Traditional AI assistants suffer from a fundamental limitation: they can't remember anything between conversations. Every interaction starts from scratch. MCP memory servers solve this by:

  • Maintaining context as AI assistants move between different data sources
  • Accumulating knowledge over time, learning from each interaction
  • Personalizing responses using user-specific data and preferences
  • Incorporating up-to-date information from external sources
  • Replacing ad-hoc integrations with a unified, standardized protocol

This isn't just a technical improvement—it's enabling entirely new categories of AI applications. Imagine a coding assistant that remembers your project architecture, coding style, and past decisions. Or a customer service AI that builds up knowledge about each customer's history and preferences.

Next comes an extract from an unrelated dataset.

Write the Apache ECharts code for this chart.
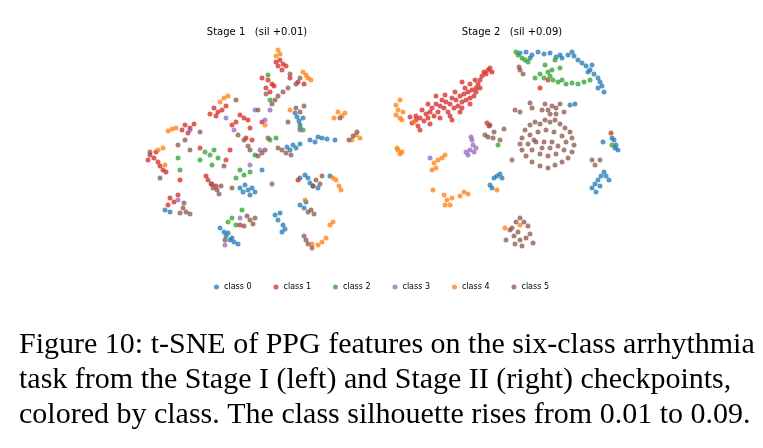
<!DOCTYPE html>
<html><head><meta charset="utf-8">
<script src="https://cdn.jsdelivr.net/npm/echarts@6/dist/echarts.min.js"></script>
<style>body{margin:0;background:#fff}#c{width:763px;height:448px}</style>
</head><body><div id="c"></div>
<script>
// t-SNE points (x, y in embedding units)
const classNames = ["class 0", "class 1", "class 2", "class 3", "class 4", "class 5"];
const colors = ["#1f77b4", "#d62728", "#2ca02c", "#9467bd", "#ff7f0e", "#8c564b"];

const stage1 = [
  [[297,117],[299,121],[295,113],[300,125],[303,118],[293,145],[296,148],[290,150],[300,144],[310,140],[318,137],[322,138],[327,139],[335,140],[315,142],[305,175],[308,178],[310,183],[313,186],[318,188],[300,178],[245,185],[248,190],[243,192],[252,188],[250,195],[240,188],[255,192],[275,215],[278,220],[280,213],[283,225],[285,229],[282,232],[300,205],[304,208],[306,202],[220,228],[224,232],[226,236],[230,240],[234,242],[238,244],[228,233],[232,238],[165,210],[170,212],[287,147],[262,170],[330,176]],
  [[280,60],[283,64],[286,66],[282,70],[278,66],[276,62],[268,80],[272,84],[266,88],[270,92],[274,86],[262,78],[214,108],[218,112],[222,110],[210,114],[226,106],[216,116],[185,125],[190,128],[182,130],[188,133],[194,124],[150,155],[154,158],[158,162],[160,166],[163,170],[156,152],[148,160],[166,172],[240,115],[244,118],[248,120],[236,122],[250,128],[246,138],[252,140],[208,180],[212,184],[206,176],[216,186],[170,198],[174,202],[168,205],[178,195],[230,150],[226,160],[200,148],[290,78],[298,82],[304,84],[232,125],[262,122],[298,180],[240,225],[180,180]],
  [[205,152],[210,155],[214,150],[200,160],[218,158],[240,170],[244,175],[236,178],[250,172],[228,222],[232,218],[236,225],[270,140],[276,138],[300,128],[303,130],[180,170],[270,100],[242,210],[212,165],[255,155],[268,75],[178,158]],
  [[226,118],[260,150],[270,110],[190,130],[234,130],[300,130],[250,165],[225,245],[240,218],[178,200],[255,110],[265,120]],
  [[278,50],[280,54],[276,56],[306,75],[308,78],[303,72],[311,80],[172,129],[168,131],[176,128],[224,98],[228,96],[220,102],[158,150],[163,148],[338,112],[342,116],[334,118],[345,113],[356,135],[360,138],[352,140],[336,180],[339,186],[341,190],[333,178],[318,245],[322,242],[326,238],[312,244],[330,225],[333,222],[165,165],[305,200],[290,110],[265,125]],
  [[283,92],[278,96],[275,100],[288,88],[272,104],[296,108],[300,112],[304,106],[300,78],[296,84],[290,74],[262,153],[258,156],[265,150],[282,150],[286,153],[278,148],[291,155],[213,188],[217,190],[211,184],[219,194],[221,186],[183,208],[186,212],[180,213],[190,214],[184,203],[250,220],[247,216],[253,224],[244,226],[255,218],[316,180],[320,184],[313,186],[322,176],[353,136],[349,140],[357,132],[308,212],[311,210],[314,214],[306,240],[308,244],[304,236],[312,248],[244,140],[248,146],[250,150],[238,135],[150,152],[160,178],[178,145],[185,140],[190,150],[224,166],[236,100],[266,94],[258,110],[340,118],[268,138],[232,188],[272,184],[200,132],[288,122],[225,240]]
];

const stage2 = [
  [[520,53],[526,52],[532,55],[538,52],[544,54],[550,53],[556,57],[562,58],[568,55],[574,56],[578,60],[582,63],[586,66],[590,70],[594,74],[598,78],[600,82],[602,86],[598,88],[604,92],[592,65],[588,72],[530,58],[560,55],[572,52],[614,140],[616,145],[618,150],[615,148],[612,138],[603,142],[592,188],[595,184],[598,180],[601,176],[604,172],[606,176],[596,192],[600,186],[609,180],[494,178],[497,176],[500,174],[502,178],[490,185],[492,188],[570,105],[575,104]],
  [[412,123],[416,120],[420,118],[424,121],[418,126],[422,110],[426,114],[430,112],[428,118],[432,108],[436,104],[440,106],[438,112],[434,116],[442,100],[446,102],[444,108],[448,112],[450,104],[452,98],[456,100],[454,108],[458,106],[460,96],[462,102],[464,94],[466,100],[468,92],[470,98],[472,90],[474,96],[476,88],[478,84],[480,80],[482,76],[484,72],[486,74],[488,70],[476,92],[470,104],[462,108],[450,116],[440,118],[430,124],[445,95],[455,92],[465,88],[475,80],[480,88],[460,112],[452,120],[436,96],[428,104],[490,68],[492,72],[416,116],[410,117],[420,130],[470,84],[462,82],[487,123],[489,126],[540,88],[548,80],[611,133]],
  [[518,55],[522,58],[516,52],[525,60],[545,65],[548,72],[544,78],[550,76],[540,74],[553,80],[558,82],[562,80],[566,84],[572,83],[578,84],[584,82],[590,80],[552,70],[555,60],[560,68],[612,145],[528,62],[535,78],[498,145]],
  [[472,140],[473,145],[470,150],[468,155],[474,152],[476,148],[466,152],[471,137],[430,158]],
  [[396,105],[398,110],[396,115],[400,118],[403,112],[402,120],[400,100],[414,122],[398,150],[400,154],[402,152],[397,148],[434,163],[438,160],[442,158],[436,168],[445,155],[432,170],[447,200],[450,205],[445,205],[452,198],[444,195],[460,196],[464,192],[468,194],[433,190],[497,190],[520,225],[505,228]],
  [[525,130],[530,125],[535,122],[540,124],[545,120],[550,122],[555,120],[560,124],[565,128],[570,132],[572,138],[574,145],[572,152],[568,158],[562,162],[555,165],[548,168],[540,166],[532,162],[526,156],[522,150],[520,144],[522,138],[530,135],[538,132],[546,130],[554,132],[562,136],[566,142],[564,150],[556,154],[548,156],[540,154],[532,150],[528,144],[536,142],[544,142],[552,142],[558,146],[550,148],[542,148],[534,140],[548,110],[552,106],[556,108],[560,104],[564,112],[556,114],[550,114],[545,104],[542,110],[530,103],[532,108],[515,110],[520,112],[520,70],[523,74],[519,67],[485,135],[488,137],[494,132],[500,140],[493,138],[504,129],[490,125],[512,228],[516,222],[520,218],[524,222],[528,226],[518,232],[514,236],[520,240],[526,238],[530,234],[510,230],[515,244],[522,246],[533,243],[506,240],[592,160],[595,165],[512,160],[600,160]]
];

const chart = echarts.init(document.getElementById("c"));

const series = [];
[stage1, stage2].forEach((panel, p) => {
  panel.forEach((pts, k) => {
    series.push({
      name: classNames[k],
      type: "scatter",
      xAxisIndex: p,
      yAxisIndex: p,
      data: pts,
      symbolSize: 5,
      itemStyle: { color: colors[k], opacity: 0.75 },
      silent: true,
    });
  });
});

const hiddenAxis = { type: "value", show: false };
const caption = [
  "Figure 10: t-SNE of PPG features on the six-class arrhythmia",
  "task from the Stage I (left) and Stage II (right) checkpoints,",
  "colored by class. The class silhouette rises from 0.01 to 0.09.",
];

chart.setOption({
  animation: false,
  title: [
    { text: "Stage 1   (sil +0.01)", left: 252, top: 22, textAlign: "center",
      textStyle: { fontFamily: "DejaVu Sans", fontSize: 10, fontWeight: "normal", color: "#000" } },
    { text: "Stage 2   (sil +0.09)", left: 507, top: 22, textAlign: "center",
      textStyle: { fontFamily: "DejaVu Sans", fontSize: 10, fontWeight: "normal", color: "#000" } },
  ],
  legend: {
    data: classNames,
    top: 278,
    left: "center",
    icon: "circle",
    itemWidth: 5,
    itemHeight: 5,
    itemGap: 22,
    textStyle: { fontFamily: "DejaVu Sans", fontSize: 8, color: "#000" },
  },
  grid: [
    { left: 130, top: 40, width: 240, height: 220 },
    { left: 385, top: 40, width: 245, height: 220 },
  ],
  xAxis: [
    { ...hiddenAxis, gridIndex: 0, min: 130, max: 370 },
    { ...hiddenAxis, gridIndex: 1, min: 385, max: 630 },
  ],
  yAxis: [
    { ...hiddenAxis, gridIndex: 0, min: 40, max: 260, inverse: true },
    { ...hiddenAxis, gridIndex: 1, min: 40, max: 260, inverse: true },
  ],
  series: series,
  graphic: caption.map((line, i) => ({
    type: "text",
    left: 19,
    top: 330 + i * 35,
    style: { text: line, font: "30px 'Liberation Serif'", fill: "#000" },
  })),
});
</script></body></html>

Three Approaches to AI Memory

The cutting edge of MCP memory servers involves three main data storage paradigms, each with unique strengths:

1. Graph Databases

Best for: Relationship-heavy data, interconnected knowledge

Graph databases store information as nodes (entities, concepts) connected by edges (relationships). This mirrors how human memory often works—we remember not just facts, but how facts relate to each other.

2. Vector Databases (RAG)

Best for: Semantic search, document retrieval, similarity matching

Vector databases enable Retrieval-Augmented Generation (RAG) by storing semantic embeddings of text chunks. When you ask a question, the system finds the most semantically similar content and uses it to ground the AI's response.

3. Relational Databases

Best for: Structured data, enterprise integration, complex queries

Traditional SQL databases can serve as memory stores, leveraging decades of optimization for transactions, indexing, and complex queries while integrating with existing enterprise systems.

The Hybrid Future

The most exciting developments are hybrid approaches that combine multiple storage paradigms. For example:

  • GraphRAG combines graph databases with vector search—use vectors to find relevant documents, then explore related entities through the knowledge graph
  • Temporal knowledge graphs add time awareness to track when information was learned or updated
  • SQL + vector extensions like PostgreSQL's pgvector enable semantic search within traditional relational systems

What's Next

In the coming posts in this series, we'll dive deep into each approach:

  • Part 2: Graph Databases as AI Memory - How knowledge graphs enable rich, interconnected AI memory
  • Part 3: RAG with MCP - Revolutionizing document retrieval and semantic search
  • Part 4: SQL Meets AI - Using relational databases as memory backends
  • Part 5: Emerging Platforms - Cutting-edge memory systems like Mem0, Zep, and GraphRAG

MCP memory servers represent a fundamental shift in AI capabilities. We're moving from stateless AI that forgets everything to persistent AI that learns, remembers, and builds knowledge over time. The applications are just beginning to emerge, but the foundation is being laid for AI systems that can truly understand context in a human-like way.